Thursday, 13 June 2019 at 5:30 pm – Thursday, 13 June 2019 at 6:30 pm
The Rael/Real of Psychogeography: Urban walking as a method of ameliorating castration anxiety in Genesis’ The Lamb Lies Down on Broadway
Date: Thursday 13th June 2019
Time: 5.30pm - 6.30pm
Location: GM LT4, Geoffrey Manton Building, Manchester Met
Tickets: Free - Just turn up!
Rael is not real, but he is a popular culture representation of a real individual who is a stranger in a new city. As a recent immigrant to New York, Rael has to negotiate the alien space that has suddenly become his home. Part hero, part graffiti artist, part urban explorer, we witness our protagonist traversing the physical landscape of the city and that of his own psyche.
This paper explores the Lacanian concepts of castration anxiety, lack, the Other, and the real, in the context of the album The Lamb Lies Down on Broadway (Genesis, 1974). It examines the anxiety displayed in the character of the story and his attempts to work through this by using the landscape of the city as a vehicle for his own self-therapy.
By analysing Rael’s behaviour in the story, Richardson demonstrates that by taking a psychogeographic approach to the physical space of the city, and the abstract space of his own mind, Rael manages to work his way through the aesthetics of living in New York, as a foreigner, by facing his own troubled past.

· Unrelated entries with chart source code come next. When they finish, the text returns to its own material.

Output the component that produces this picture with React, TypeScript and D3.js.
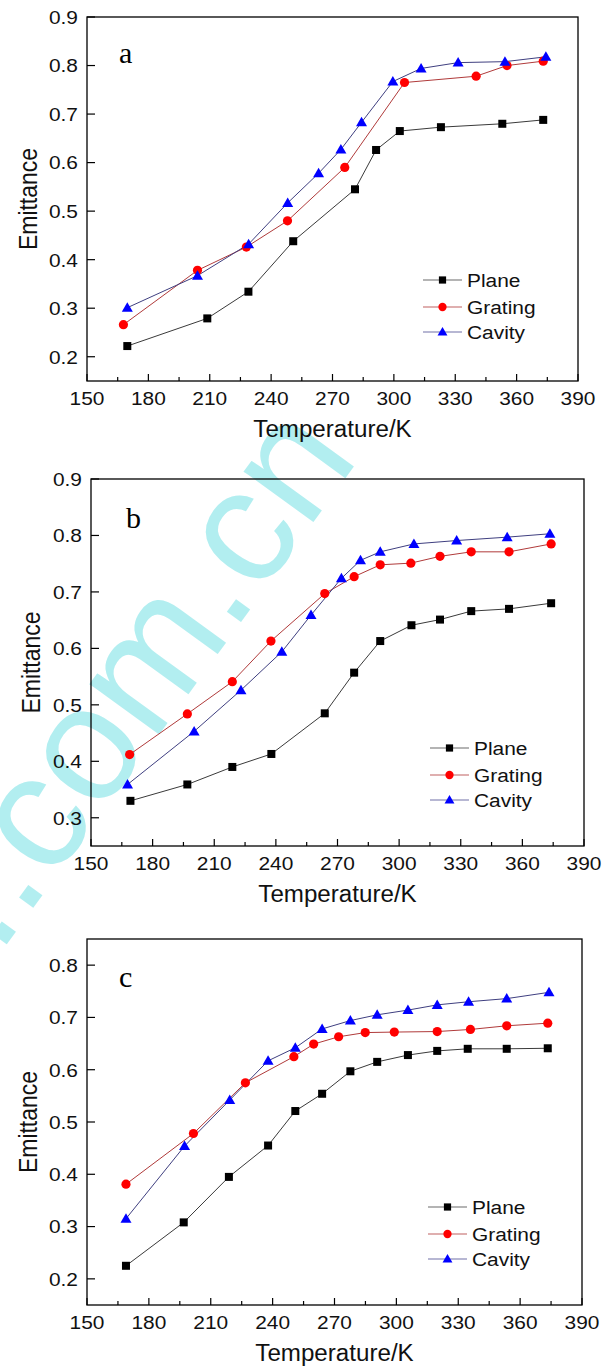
import React from "react";
import * as d3 from "d3";

// ---------- data ----------
const xTicks = [150, 180, 210, 240, 270, 300, 330, 360, 390];
const seriesNames = ["Plane", "Grating", "Cavity"];

// panel a
const aPlaneT = [169.7, 208.8, 228.9, 250.8, 281, 291.3, 302.9, 323, 353, 373];
const aPlaneE = [0.222, 0.279, 0.334, 0.438, 0.545, 0.626, 0.665, 0.673, 0.68, 0.688];
const aGratingT = [167.8, 204, 227.9, 248, 276, 305.2, 340.2, 355.3, 373];
const aGratingE = [0.266, 0.378, 0.426, 0.48, 0.59, 0.765, 0.778, 0.8, 0.809];
const aCavityT = [169.7, 204, 229, 248.1, 263.2, 274.1, 284.2, 299.5, 313.3, 331.4, 354.3, 374.3];
const aCavityE = [0.301, 0.367, 0.432, 0.517, 0.578, 0.627, 0.683, 0.767, 0.794, 0.806, 0.808, 0.818];
const aYTicks = [0.2, 0.3, 0.4, 0.5, 0.6, 0.7, 0.8, 0.9];

// panel b
const bPlaneT = [169.2, 196.9, 218.8, 237.8, 263.8, 278.1, 290.8, 306, 319.9, 335.1, 353.5, 374];
const bPlaneE = [0.33, 0.359, 0.39, 0.413, 0.485, 0.557, 0.613, 0.641, 0.651, 0.666, 0.67, 0.68];
const bGratingT = [168.8, 196.9, 218.8, 237.6, 263.8, 278.1, 290.8, 305.7, 319.9, 335.1, 353.5, 374];
const bGratingE = [0.412, 0.484, 0.541, 0.613, 0.697, 0.727, 0.748, 0.751, 0.763, 0.771, 0.771, 0.785];
const bCavityT = [167.8, 200.2, 223, 242.9, 257.1, 271.9, 281.2, 290.8, 307.2, 328, 352.6, 373.4];
const bCavityE = [0.359, 0.453, 0.526, 0.594, 0.659, 0.724, 0.756, 0.771, 0.785, 0.791, 0.797, 0.803];
const bYTicks = [0.3, 0.4, 0.5, 0.6, 0.7, 0.8, 0.9];

// panel c
const cPlaneT = [168.9, 196.9, 218.8, 237.8, 251, 264, 277.7, 290.7, 305.6, 319.8, 334.6, 353.5, 373.4];
const cPlaneE = [0.225, 0.308, 0.395, 0.455, 0.521, 0.554, 0.597, 0.615, 0.628, 0.636, 0.64, 0.64, 0.641];
const cGratingT = [168.9, 201.6, 226.8, 250.3, 259.9, 272, 284.9, 299, 319.8, 335.9, 353.5, 373.4];
const cGratingE = [0.381, 0.478, 0.575, 0.625, 0.649, 0.663, 0.671, 0.672, 0.673, 0.677, 0.684, 0.689];
const cCavityT = [168.9, 197.3, 219.2, 237.8, 251, 264, 277.7, 290.7, 305.6, 319.8, 335, 353.5, 374];
const cCavityE = [0.315, 0.454, 0.542, 0.617, 0.642, 0.678, 0.694, 0.705, 0.714, 0.724, 0.73, 0.736, 0.748];
const cYTicks = [0.2, 0.3, 0.4, 0.5, 0.6, 0.7, 0.8];

// ---------- styling ----------
const lineColors = ["#3a3a3a", "#b03a3a", "#3f3f80"];
const legendLineColors = ["#6a6a6a", "#c06060", "#7070a8"];
const markColors = ["#000000", "#ff0000", "#0000ff"];
const SANS = "Arial, 'Liberation Sans', Helvetica, sans-serif";
const SERIF = "'Times New Roman', 'Liberation Serif', serif";
const SX = 1.1; // horizontal stretch of the sans labels in the reference

type Panel = {
  letter: string;
  box: { l: number; r: number; t: number; b: number };
  yDom: [number, number];
  yTicks: number[];
  series: { t: number[]; e: number[] }[];
  legend: { x0: number; x1: number; tx: number; rows: number[] };
  letterPos: [number, number];
  yLabelX: number;
};

const panels: Panel[] = [
  {
    letter: "a",
    box: { l: 87, r: 578, t: 17, b: 381 },
    yDom: [0.15, 0.9],
    yTicks: aYTicks,
    series: [
      { t: aPlaneT, e: aPlaneE },
      { t: aGratingT, e: aGratingE },
      { t: aCavityT, e: aCavityE },
    ],
    legend: { x0: 423, x1: 462, tx: 467, rows: [280, 307, 332] },
    letterPos: [119, 63],
    yLabelX: 37,
  },
  {
    letter: "b",
    box: { l: 91, r: 584, t: 479, b: 846 },
    yDom: [0.25, 0.9],
    yTicks: bYTicks,
    series: [
      { t: bPlaneT, e: bPlaneE },
      { t: bGratingT, e: bGratingE },
      { t: bCavityT, e: bCavityE },
    ],
    legend: { x0: 430, x1: 469, tx: 474, rows: [748, 775, 800] },
    letterPos: [126, 528],
    yLabelX: 40,
  },
  {
    letter: "c",
    box: { l: 87, r: 582, t: 939, b: 1305 },
    yDom: [0.15, 0.85],
    yTicks: cYTicks,
    series: [
      { t: cPlaneT, e: cPlaneE },
      { t: cGratingT, e: cGratingE },
      { t: cCavityT, e: cCavityE },
    ],
    legend: { x0: 428, x1: 467, tx: 472, rows: [1207, 1234, 1259] },
    letterPos: [119, 987],
    yLabelX: 37,
  },
];

function SText({
  x,
  y,
  size,
  anchor,
  sx,
  dy,
  children,
}: {
  x: number;
  y: number;
  size: number;
  anchor?: string;
  sx?: number;
  dy?: string;
  children: React.ReactNode;
}) {
  return (
    <text
      transform={`translate(${x},${y}) scale(${sx ?? SX},1)`}
      dy={dy}
      textAnchor={anchor ?? "start"}
      fontFamily={SANS}
      fontSize={size}
      fill="#111"
    >
      {children}
    </text>
  );
}

function Marker({ kind, x, y, s = 1 }: { kind: number; x: number; y: number; s?: number }) {
  if (kind === 0) return <rect x={x - 4 * s} y={y - 4 * s} width={8 * s} height={8 * s} fill={markColors[0]} />;
  if (kind === 1) return <circle cx={x} cy={y} r={4.6 * s} fill={markColors[1]} />;
  const p = d3.path();
  p.moveTo(x, y - 5.5 * s);
  p.lineTo(x + 5.5 * s, y + 4 * s);
  p.lineTo(x - 5.5 * s, y + 4 * s);
  p.closePath();
  return <path d={p.toString()} fill={markColors[2]} />;
}

function PanelView({ p }: { p: Panel }) {
  const { l, r, t, b } = p.box;
  const x = d3.scaleLinear().domain([150, 390]).range([l, r]);
  const y = d3.scaleLinear().domain(p.yDom).range([b, t]);
  const minor = d3.range(165, 390, 30);
  const line = d3
    .line<[number, number]>()
    .x((d) => x(d[0]))
    .y((d) => y(d[1]));
  return (
    <g>
      <text x={p.letterPos[0]} y={p.letterPos[1]} fontFamily={SERIF} fontSize={30}>
        {p.letter}
      </text>
      {p.series.map((s, i) => (
        <path
          key={"l" + i}
          d={line(s.t.map((tt, k) => [tt, s.e[k]] as [number, number])) || ""}
          fill="none"
          stroke={lineColors[i]}
          strokeWidth={1}
        />
      ))}
      {p.series.map((s, i) =>
        s.t.map((tt, k) => <Marker key={"m" + i + "_" + k} kind={i} x={x(tt)} y={y(s.e[k])} />)
      )}
      <rect x={l} y={t} width={r - l} height={b - t} fill="none" stroke="#000" strokeWidth={1.3} />
      {xTicks.map((v) => (
        <g key={"xt" + v}>
          <line x1={x(v)} x2={x(v)} y1={b} y2={b - 7} stroke="#000" strokeWidth={1.2} />
          <SText x={x(v)} y={b + 24} size={19} anchor="middle">
            {v}
          </SText>
        </g>
      ))}
      {minor.map((v) => (
        <line key={"mt" + v} x1={x(v)} x2={x(v)} y1={b} y2={b - 4} stroke="#000" strokeWidth={1.2} />
      ))}
      {p.yTicks.map((v) => (
        <g key={"yt" + v}>
          <line x1={l} x2={l + 8} y1={y(v)} y2={y(v)} stroke="#000" strokeWidth={1.2} />
          <SText x={l - 9} y={y(v)} dy="0.36em" size={19} anchor="end">
            {v.toFixed(1)}
          </SText>
        </g>
      ))}
      <SText x={(l + r) / 2} y={b + 56} size={23} anchor="middle" sx={1.05}>
        Temperature/K
      </SText>
      <text
        transform={`translate(${p.yLabelX},${(t + b) / 2}) rotate(-90) scale(1,1.1)`}
        textAnchor="middle"
        fontFamily={SANS}
        fontSize={23}
        fill="#111"
      >
        Emittance
      </text>
      {seriesNames.map((n, i) => {
        const ry = p.legend.rows[i];
        const mx = (p.legend.x0 + p.legend.x1) / 2;
        return (
          <g key={"lg" + n}>
            <line x1={p.legend.x0} x2={p.legend.x1} y1={ry} y2={ry} stroke={legendLineColors[i]} strokeWidth={1.2} />
            <Marker kind={i} x={mx} y={ry} s={0.9} />
            <SText x={p.legend.tx} y={ry} dy="0.36em" size={19}>
              {n}
            </SText>
          </g>
        );
      })}
    </g>
  );
}

export default function App() {
  return (
    <svg
      width={612}
      height={1371}
      style={{ position: "absolute", left: 0, top: 0, background: "#fff" }}
      xmlns="http://www.w3.org/2000/svg"
    >
      <rect x={0} y={0} width={612} height={1371} fill="#fff" />
      <text
        transform="translate(360,458) rotate(-54)"
        textAnchor="end"
        fontFamily={SANS}
        fontSize={163}
        fill="#b2eef0"
      >
        ..com.cn
      </text>
      {panels.map((p) => (
        <PanelView key={p.letter} p={p} />
      ))}
    </svg>
  );
}
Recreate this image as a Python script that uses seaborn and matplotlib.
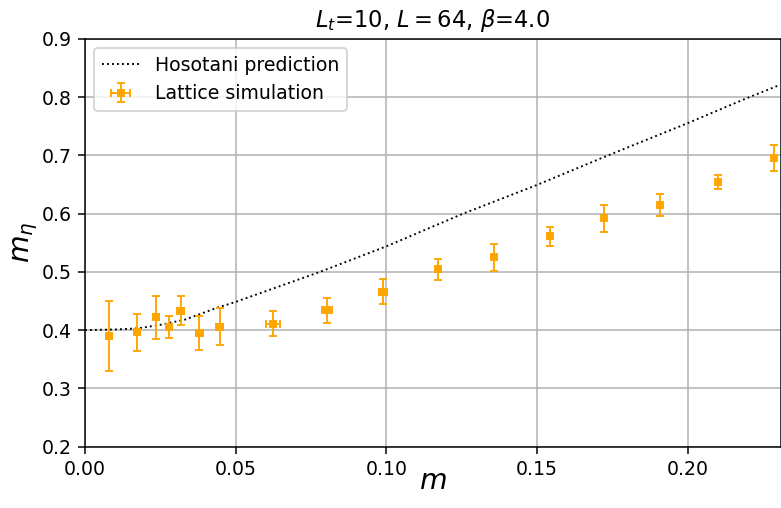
import matplotlib
matplotlib.use("Agg")
import matplotlib.pyplot as plt
import seaborn as sns
import pandas as pd

# Hosotani prediction
pred_m = [0.0, 0.010, 0.0177, 0.025, 0.0332, 0.0442, 0.0498, 0.078, 0.1001,
          0.1255, 0.1499, 0.1731, 0.1996, 0.2195, 0.2306]
pred_eta = [0.400, 0.401, 0.403, 0.409, 0.418, 0.439, 0.448, 0.500, 0.544,
            0.600, 0.649, 0.699, 0.7545, 0.798, 0.821]

# lattice simulation
sim_m = [0.0081, 0.0174, 0.0236, 0.0278, 0.0318, 0.0379, 0.0447, 0.0624,
         0.0803, 0.0988, 0.1170, 0.1356, 0.1544, 0.1722, 0.1909, 0.2100, 0.2287]
sim_m_err = [0.0008, 0.0010, 0.0010, 0.0005, 0.0012, 0.0012, 0.0012, 0.0024,
             0.0018, 0.0014, 0.0004, 0.0003, 0.0003, 0.0003, 0.0003, 0.0003, 0.0003]
sim_eta = [0.390, 0.396, 0.422, 0.405, 0.433, 0.395, 0.406, 0.411,
           0.434, 0.466, 0.504, 0.525, 0.561, 0.592, 0.615, 0.654, 0.695]
sim_eta_err = [0.060, 0.032, 0.037, 0.019, 0.025, 0.029, 0.032, 0.022,
               0.021, 0.021, 0.018, 0.023, 0.016, 0.023, 0.019, 0.012, 0.022]

pred = pd.DataFrame({"m": pred_m, "m_eta": pred_eta})

fig, ax = plt.subplots(figsize=(781 / 136, 508 / 136), dpi=136)
fig.subplots_adjust(left=0.1088, right=1.0, top=0.9236, bottom=0.1209)

sns.lineplot(data=pred, x="m", y="m_eta", ax=ax, color="black",
             linestyle=":", linewidth=1.0, label="Hosotani prediction")
ax.errorbar(sim_m, sim_eta, xerr=sim_m_err, yerr=sim_eta_err, fmt="s",
            color="orange", markersize=3, capsize=2, elinewidth=1,
            label="Lattice simulation")

ax.set_xlim(0, 0.2309)
ax.set_ylim(0.2, 0.9)
ax.grid(True)
ax.set_xlabel("$m$", fontsize=15, labelpad=-6)
ax.set_ylabel("$m_\\eta$", fontsize=15, labelpad=1)
ax.set_title("$L_t$=10, $L=64$, $\\beta$=4.0")
ax.legend(loc="upper left")

fig.savefig("out.png", dpi=136)
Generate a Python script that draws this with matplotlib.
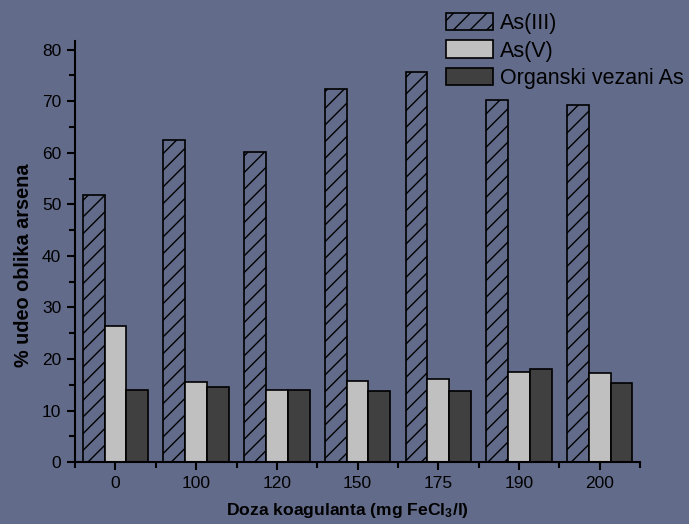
import matplotlib
matplotlib.use('Agg')
import matplotlib.pyplot as plt
import numpy as np
from matplotlib.ticker import MultipleLocator

plt.rcParams['font.family'] = ['Liberation Sans', 'DejaVu Sans']
plt.rcParams['mathtext.default'] = 'regular'
plt.rcParams['hatch.linewidth'] = 1.0

bg = '#626B8A'

doses = ['0', '100', '120', '150', '175', '190', '200']
as3 = [51.9, 62.4, 60.1, 72.3, 75.6, 70.2, 69.2]
as5 = [26.5, 15.5, 14.0, 15.8, 16.2, 17.4, 17.3]
org = [13.9, 14.6, 14.0, 13.8, 13.8, 18.0, 15.4]
labels = ['As(III)', 'As(V)', 'Organski vezani As']

fig = plt.figure(figsize=(6.89, 5.24), dpi=100, facecolor=bg)
ax = fig.add_axes([0.109, 0.118, 0.820, 0.804], facecolor=bg)

x = np.arange(len(doses))
w = 0.27
ax.bar(x - w, as3, w, facecolor='none', edgecolor='black', hatch='//', linewidth=1.2, label=labels[0])
ax.bar(x, as5, w, facecolor='#C0C0C0', edgecolor='black', linewidth=1.2, label=labels[1])
ax.bar(x + w, org, w, facecolor='#404040', edgecolor='black', linewidth=1.2, label=labels[2])

ax.set_xlim(-0.5, 6.5)
ax.set_ylim(0, 81.7)
ax.set_xticks(x)
ax.set_xticklabels(doses)
ax.set_xticks(np.arange(-0.5, 7, 1), minor=True)
ax.yaxis.set_major_locator(MultipleLocator(10))
ax.yaxis.set_minor_locator(MultipleLocator(5))

for s in ['top', 'right']:
    ax.spines[s].set_visible(False)
for s in ['left', 'bottom']:
    ax.spines[s].set_linewidth(1.5)
    ax.spines[s].set_color('black')

ax.tick_params(which='major', direction='out', length=6, width=1.5, labelsize=12.5, colors='black', pad=4)
ax.tick_params(which='minor', direction='out', length=4, width=1.5, colors='black')

ax.set_xlabel('Doza koagulanta (mg FeCl$_3$/l)', fontsize=12.6, fontweight='bold')
ax.set_ylabel('% udeo oblika arsena', fontsize=14.3, fontweight='bold')
ax.xaxis.set_label_coords(0.482, -0.093)
ax.yaxis.set_label_coords(-0.074, 0.468)

leg = fig.legend(loc='upper left', bbox_to_anchor=(0.625, 1.004), frameon=False, fontsize=15.5,
                 handlelength=2.2, handleheight=0.85, labelspacing=0.3, handletextpad=0.3,
                 borderaxespad=0.3)

fig.savefig('out.png', dpi=100, facecolor=bg)
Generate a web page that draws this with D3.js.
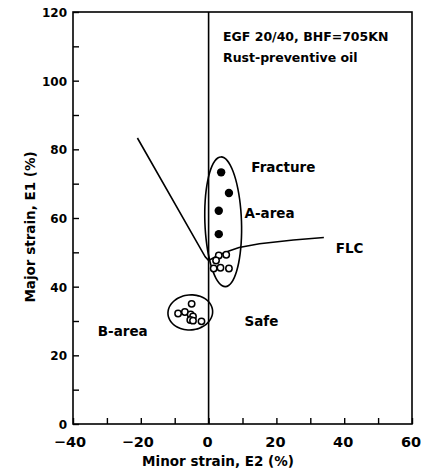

Tina Richardson is a cultural theorist and psychogeographer based at Manchester Metropolitan University. Best known for editing Walking Inside Out: Contemporary British Psychogeography (Rowman and Littlefield International 2015). Tina Richardson is currently developing and delivering the critical and contextual units in the Manchester Fashion Institute. From a cultural theory background, most of her research and publications are in the field of psychogeography and the postmodern city. Her cultural theory expertise lies in late 20th century (philosophical) cultural theory, specifically poststructural theories, but she also has an interest in the fields of Langian and Guattarian ‘anti-psychiatry’.